Gostaria de salientar um outro ponto. O Catecismo da Igreja Católica reporta as palavras de Juliana de Norwich quando expõe o ponto de vista da fé católica sobre um argumento que não deixa de constituir uma provocação para todos os fiéis (cf. nn. 304-314). Se Deus é sumamente bom e sábio, porque existem o mal e o sofrimento dos inocentes? Também os santos, exatamente os santos, colocaram-se frente a essa questão.

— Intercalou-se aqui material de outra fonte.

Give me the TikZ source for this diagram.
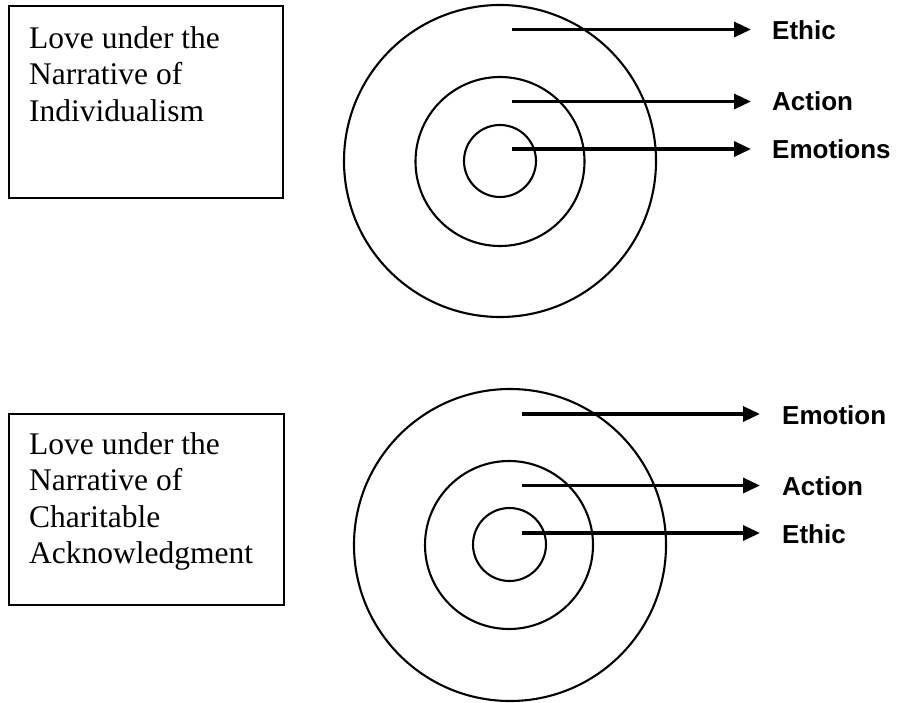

Iluminados pela fé, eles nos dão uma resposta que abre o nosso coração à confiança e à esperança: nos misteriosos desígnios da Providência, também do mal Deus é capaz de tirar um bem maior, como escreve Juliana de Norwich: "Aprendi pela graça de Deus que devo permanecer firme na fé, e, portanto, devia firme e perfeitamente acreditar que tudo seria para um bem maior …" (Il libro delle rivelazioni, cap. 86, Milano 1997, p. 320).

Sim, queridos irmãos e irmãs, as promessas de Deus são sempre maiores que as nossas expectativas. Se nós entregamos a Deus, ao seu imenso amor, os desejos mais puros e mais profundos do nosso coração, nunca seremos desapontados. "E tudo ficará bem", "tudo será para o bem": eis a mensagem final que Juliana de Norwich transmite-nos e que também eu vos proponho hoje. Obrigado.





Ao final da Catequese, o Papa dirigiu aos peregrinos de língua portuguesa a seguinte saudação:

Amados peregrinos de língua portuguesa,

a minha saudação amiga para todos vós. Da infinidade de coisas – tantas vezes duras – da vida, aprendei a elevar o coração até ao Pai do Céu, repousando no seio da sua infinita bondade, e vereis que as dores e aflições da vida vos farão menos mal. Com estes votos, desça sobre vós e vossas famílias a minha Bênção Apostólica.